Il y a dans la littérature contemporaine un autre héros de roman célèbre, à qui rien ne réussit trop non plus des entreprises qu’il aborde, et qui, au fond de toutes choses a vite fait de trouver le néant. Il paraît bien téméraire, sans doute, de rapprocher des Esseintes — pur dilettante et esthète raffiné — de pauvres « primaires » comme Bouvard et Pécuchet. Mais la comparaison n’est point tant que cela paradoxale. Des Esseintes, aussi, fait le tour de toutes les connaissances humaines, et si son dilettantisme les lui fait estimer à la mesure du sénateur Pococurante, ne souffre-t-il pas d’un mal comparable à celui des deux copistes ? C’est la différence de l’éducation qu’ils ont reçue, du milieu où ils ont vécu, qui sépare plus que tout le reste des Esseintes de Bouvard et de Pécuchet. Tout près de la nature, d’une santé morale parfaite si on la compare à celle du héros d’A Rebours, ceux-ci sont moins malheureux, moins misérables que le névrosé décadent, pour qui, comme le pronostiquait Barbey d’Aurevilly, se posera bientôt, avec une force terrible l’inéluctable dilemme : choisir entre les pieds delà croix ou la bouche d’un pistolet[1]. Pour consoler leurs déceptions, Bouvard et Pécuchet choisiront le travail.

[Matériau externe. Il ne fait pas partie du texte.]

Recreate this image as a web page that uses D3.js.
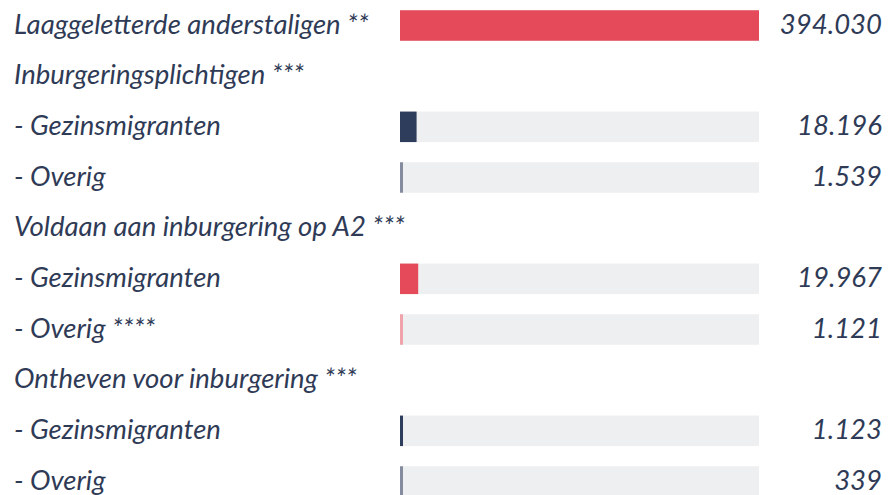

A ce propos, remarquons que le dénouement des deux livres est comme un symbole où s’enveloppe l’idéal des deux auteurs : A Rebours se termine par une prière, un appel désespéré : « Seigneur, prenez pitié du chrétien qui doute,

  1. La phrase de Barbey d’Aurevilly, tirée d’un article du Constitutionnel du 28 juillet 1885, s’adresse en réalité à Huysmans, et non à son héros.